Las vajillas, las fotos de los
platos de comida y la forma de presentarlos, los ingredientes en
boga, las tendencias gastronómicas, la noción sobre lo que es sano y hasta la
forma de describir un plato en el menú son elementos que están
sometidos a formas estéticas muy específicas. Y no entenderlo es la diferencia
entre vender y no vender.
Mi angustia es grande. En este
momento los frascos y las bolsas de nuestros emprendedores reinan tranquilos en
los anaqueles. La razón no es otra que el hecho de que la crisis vació esos
anaqueles y por primera vez se abrió espacio para este tipo de productos. Pero
quiero creer que eso no será así por mucho tiempo. Este país está cambiando y
ese cambio es inevitable. Pronto será posible importar de nuevo. Y cuando eso
suceda nuestra mermelada, el jabón artesanal, la bolsita de lonjas crujientes
de pan de año y el vaso de cepillado dejarán de estar solos: tendrán
competencia.
Y usted y yo sabemos que la
primera decisión de compra la tomamos con los ojos. Es apenas la segunda vez
que la decisión la define el gusto. En pocas palabras: a la hora de comprar una
mermelada gana la botella con la etiqueta más bonita y sólo probaríamos otra si
la primera no nos gustó.
¿Pero qué significa la botella
con la etiqueta más bonita? Pues aquella que tiene la forma, los colores, el
tipo de letra, el eslogan, el nombre y la información sobre el producto que los
clientes esperan y que se parece a los gustos de esta generación de
compradores.
Y eso no queda sólo allí.
También hay detalles como la forma de un empaque, la facilidad a la hora de
abrirlo, la facilidad de guardarlo si no se va a consumir completo o el sonido
al abrirlo. Y eso influye en las decisiones de compra.

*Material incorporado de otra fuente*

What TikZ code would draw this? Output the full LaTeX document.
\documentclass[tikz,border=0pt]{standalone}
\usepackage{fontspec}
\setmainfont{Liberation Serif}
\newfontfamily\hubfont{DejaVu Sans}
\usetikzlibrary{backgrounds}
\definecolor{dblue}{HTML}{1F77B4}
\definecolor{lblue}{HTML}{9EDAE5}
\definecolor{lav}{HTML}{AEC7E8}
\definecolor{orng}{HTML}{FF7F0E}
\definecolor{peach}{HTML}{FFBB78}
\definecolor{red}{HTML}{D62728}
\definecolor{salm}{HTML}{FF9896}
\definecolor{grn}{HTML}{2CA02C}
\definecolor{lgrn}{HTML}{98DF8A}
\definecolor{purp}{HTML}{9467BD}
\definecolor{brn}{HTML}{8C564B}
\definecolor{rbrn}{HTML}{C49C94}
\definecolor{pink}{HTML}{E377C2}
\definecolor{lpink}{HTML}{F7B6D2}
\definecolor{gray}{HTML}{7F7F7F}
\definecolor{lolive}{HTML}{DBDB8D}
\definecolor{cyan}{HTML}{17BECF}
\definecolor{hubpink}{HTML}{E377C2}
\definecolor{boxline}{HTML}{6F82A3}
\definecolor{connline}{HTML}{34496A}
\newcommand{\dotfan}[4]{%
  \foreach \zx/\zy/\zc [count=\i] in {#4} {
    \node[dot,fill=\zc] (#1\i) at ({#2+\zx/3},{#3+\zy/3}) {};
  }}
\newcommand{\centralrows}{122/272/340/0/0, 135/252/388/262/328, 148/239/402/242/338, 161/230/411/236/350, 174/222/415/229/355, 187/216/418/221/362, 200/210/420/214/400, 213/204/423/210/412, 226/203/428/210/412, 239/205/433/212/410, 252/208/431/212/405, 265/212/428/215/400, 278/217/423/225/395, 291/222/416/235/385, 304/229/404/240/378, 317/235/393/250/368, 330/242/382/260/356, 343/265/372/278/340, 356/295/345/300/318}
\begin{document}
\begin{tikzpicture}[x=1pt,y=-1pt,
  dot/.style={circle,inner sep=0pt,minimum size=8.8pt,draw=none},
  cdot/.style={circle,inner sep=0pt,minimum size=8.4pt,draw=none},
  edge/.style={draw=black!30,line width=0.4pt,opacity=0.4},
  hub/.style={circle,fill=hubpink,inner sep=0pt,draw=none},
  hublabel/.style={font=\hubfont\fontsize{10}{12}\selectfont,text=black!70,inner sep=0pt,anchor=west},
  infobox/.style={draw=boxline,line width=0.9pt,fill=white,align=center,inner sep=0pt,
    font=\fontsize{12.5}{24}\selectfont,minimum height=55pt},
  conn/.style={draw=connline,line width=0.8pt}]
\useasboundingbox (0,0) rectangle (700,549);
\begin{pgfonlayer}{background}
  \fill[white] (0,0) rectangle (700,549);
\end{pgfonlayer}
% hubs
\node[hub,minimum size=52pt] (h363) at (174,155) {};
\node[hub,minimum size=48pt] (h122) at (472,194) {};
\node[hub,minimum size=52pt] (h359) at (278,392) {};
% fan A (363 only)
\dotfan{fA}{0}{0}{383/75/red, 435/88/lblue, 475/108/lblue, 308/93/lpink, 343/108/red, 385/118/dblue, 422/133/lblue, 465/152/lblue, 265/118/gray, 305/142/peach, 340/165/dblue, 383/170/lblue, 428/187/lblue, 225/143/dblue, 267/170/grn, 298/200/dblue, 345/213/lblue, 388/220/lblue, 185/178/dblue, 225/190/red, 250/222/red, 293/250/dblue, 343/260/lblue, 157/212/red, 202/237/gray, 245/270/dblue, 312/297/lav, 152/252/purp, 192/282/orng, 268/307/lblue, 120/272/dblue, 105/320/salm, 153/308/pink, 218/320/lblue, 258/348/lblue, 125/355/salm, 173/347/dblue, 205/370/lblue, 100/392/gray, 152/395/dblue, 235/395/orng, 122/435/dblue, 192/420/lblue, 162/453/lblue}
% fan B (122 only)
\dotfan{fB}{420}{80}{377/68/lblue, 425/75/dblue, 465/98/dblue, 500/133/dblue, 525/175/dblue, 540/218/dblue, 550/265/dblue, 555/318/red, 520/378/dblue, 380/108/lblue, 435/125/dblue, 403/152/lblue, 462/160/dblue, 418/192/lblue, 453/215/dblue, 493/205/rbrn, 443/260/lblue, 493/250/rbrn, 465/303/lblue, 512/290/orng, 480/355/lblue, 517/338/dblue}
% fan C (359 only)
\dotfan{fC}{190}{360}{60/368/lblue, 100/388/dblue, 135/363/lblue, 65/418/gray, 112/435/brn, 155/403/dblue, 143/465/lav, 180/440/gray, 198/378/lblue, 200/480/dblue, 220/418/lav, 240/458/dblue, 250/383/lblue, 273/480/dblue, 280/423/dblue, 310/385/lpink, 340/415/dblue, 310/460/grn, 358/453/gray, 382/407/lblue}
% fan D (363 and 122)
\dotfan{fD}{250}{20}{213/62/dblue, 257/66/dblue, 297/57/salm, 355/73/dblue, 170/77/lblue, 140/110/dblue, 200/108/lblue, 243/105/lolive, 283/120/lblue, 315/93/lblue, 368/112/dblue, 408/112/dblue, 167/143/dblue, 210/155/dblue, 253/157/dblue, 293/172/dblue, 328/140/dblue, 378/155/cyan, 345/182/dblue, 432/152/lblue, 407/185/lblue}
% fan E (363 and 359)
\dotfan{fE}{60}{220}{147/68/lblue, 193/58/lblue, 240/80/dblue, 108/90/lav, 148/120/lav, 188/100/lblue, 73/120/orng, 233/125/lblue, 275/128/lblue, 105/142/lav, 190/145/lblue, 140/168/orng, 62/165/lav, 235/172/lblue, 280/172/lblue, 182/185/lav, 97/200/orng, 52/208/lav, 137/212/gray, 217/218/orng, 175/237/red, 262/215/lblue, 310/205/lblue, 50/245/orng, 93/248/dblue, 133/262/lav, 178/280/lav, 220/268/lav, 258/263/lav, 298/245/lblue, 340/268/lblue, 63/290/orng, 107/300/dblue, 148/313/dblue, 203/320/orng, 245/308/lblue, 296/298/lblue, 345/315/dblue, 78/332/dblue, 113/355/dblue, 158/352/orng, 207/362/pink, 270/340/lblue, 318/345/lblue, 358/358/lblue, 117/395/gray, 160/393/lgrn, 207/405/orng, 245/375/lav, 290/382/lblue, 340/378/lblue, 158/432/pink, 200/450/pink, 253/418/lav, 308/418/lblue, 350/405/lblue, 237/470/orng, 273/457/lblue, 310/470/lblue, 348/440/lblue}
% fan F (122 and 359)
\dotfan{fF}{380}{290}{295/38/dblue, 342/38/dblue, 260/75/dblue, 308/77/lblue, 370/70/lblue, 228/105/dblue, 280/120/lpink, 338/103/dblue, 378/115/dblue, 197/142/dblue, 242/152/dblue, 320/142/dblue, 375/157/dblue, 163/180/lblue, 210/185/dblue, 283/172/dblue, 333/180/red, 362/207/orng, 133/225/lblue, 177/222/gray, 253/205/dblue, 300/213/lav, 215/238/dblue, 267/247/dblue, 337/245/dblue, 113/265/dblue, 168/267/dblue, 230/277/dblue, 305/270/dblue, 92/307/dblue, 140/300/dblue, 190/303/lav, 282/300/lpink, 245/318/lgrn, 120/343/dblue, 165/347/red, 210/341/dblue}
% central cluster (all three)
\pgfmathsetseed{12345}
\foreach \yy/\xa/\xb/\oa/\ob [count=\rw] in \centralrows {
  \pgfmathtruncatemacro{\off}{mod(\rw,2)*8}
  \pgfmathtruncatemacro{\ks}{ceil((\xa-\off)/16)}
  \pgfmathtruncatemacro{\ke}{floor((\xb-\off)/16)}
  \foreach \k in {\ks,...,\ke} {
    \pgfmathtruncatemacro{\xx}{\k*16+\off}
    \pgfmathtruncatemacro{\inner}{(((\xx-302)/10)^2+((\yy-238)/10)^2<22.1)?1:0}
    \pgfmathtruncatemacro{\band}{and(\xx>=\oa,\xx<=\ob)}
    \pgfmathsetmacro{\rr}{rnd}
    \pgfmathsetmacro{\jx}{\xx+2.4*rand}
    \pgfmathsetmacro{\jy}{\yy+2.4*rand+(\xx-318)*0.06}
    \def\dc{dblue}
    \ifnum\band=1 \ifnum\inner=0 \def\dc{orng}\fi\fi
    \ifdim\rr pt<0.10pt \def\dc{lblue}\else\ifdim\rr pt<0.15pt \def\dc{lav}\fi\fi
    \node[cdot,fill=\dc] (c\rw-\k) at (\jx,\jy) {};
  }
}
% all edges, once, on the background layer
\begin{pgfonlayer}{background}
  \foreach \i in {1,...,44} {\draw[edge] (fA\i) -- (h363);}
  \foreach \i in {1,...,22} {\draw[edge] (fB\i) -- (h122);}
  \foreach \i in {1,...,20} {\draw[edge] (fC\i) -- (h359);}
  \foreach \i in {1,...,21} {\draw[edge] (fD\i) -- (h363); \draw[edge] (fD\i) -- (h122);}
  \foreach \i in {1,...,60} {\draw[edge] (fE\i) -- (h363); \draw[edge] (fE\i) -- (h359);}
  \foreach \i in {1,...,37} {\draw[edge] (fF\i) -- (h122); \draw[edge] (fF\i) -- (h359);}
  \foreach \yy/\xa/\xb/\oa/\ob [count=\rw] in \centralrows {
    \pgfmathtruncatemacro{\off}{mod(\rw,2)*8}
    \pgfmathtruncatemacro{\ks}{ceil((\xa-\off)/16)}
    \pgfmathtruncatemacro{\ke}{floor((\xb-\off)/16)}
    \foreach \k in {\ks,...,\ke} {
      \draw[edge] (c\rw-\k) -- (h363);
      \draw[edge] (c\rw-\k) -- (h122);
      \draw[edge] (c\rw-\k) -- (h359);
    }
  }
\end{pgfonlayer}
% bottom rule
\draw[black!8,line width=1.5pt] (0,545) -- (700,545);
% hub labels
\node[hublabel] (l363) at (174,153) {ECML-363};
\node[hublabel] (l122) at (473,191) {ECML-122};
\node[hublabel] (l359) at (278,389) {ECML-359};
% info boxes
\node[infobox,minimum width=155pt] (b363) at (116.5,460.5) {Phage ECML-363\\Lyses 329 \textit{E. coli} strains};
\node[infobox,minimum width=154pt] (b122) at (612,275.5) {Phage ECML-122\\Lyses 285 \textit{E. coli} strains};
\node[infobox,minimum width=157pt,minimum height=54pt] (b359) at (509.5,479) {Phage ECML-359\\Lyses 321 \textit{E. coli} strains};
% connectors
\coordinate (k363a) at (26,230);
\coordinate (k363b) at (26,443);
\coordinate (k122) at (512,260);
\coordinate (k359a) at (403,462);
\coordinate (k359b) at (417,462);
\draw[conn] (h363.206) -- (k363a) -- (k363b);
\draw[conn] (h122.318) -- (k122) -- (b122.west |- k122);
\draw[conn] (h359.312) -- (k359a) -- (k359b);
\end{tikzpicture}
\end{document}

Hacer bien todo eso es tarea
de expertos. Así como rara vez queda bonita una casa si no es un arquitecto
quien la diseña, rara vez queda bonito un empaque o una etiqueta cuando la
hacemos con una plantilla en una computadora en casa.
Zapatero a su zapato.
Sería un espanto que, después
de todo lo que se ha logrado, se venga abajo la experiencia por no haber
involucrado a los diseñadores.
Y acepto mi cuota importante
de culpa en ello.
Mi llamado es concreto y sin
medias tintas: escuelas de diseño, diseñadores, tomen los casos de
emprendimiento gastronómico de Margarita y donen su saber a estas
familias. Si nos dicen que sí, con gusto los invitaremos a un sancocho en
un caney para echarles el cuento. Me contactan por Twitter y yo me encargo:
es @sumitoestevez.
En sus manos está la
posibilidad de que el pueblo le hable de tú a tú a la importación en los
anaqueles.
Un pueblo que ya hizo el
trabajo inmenso de envasar nuestros sabores con calidad.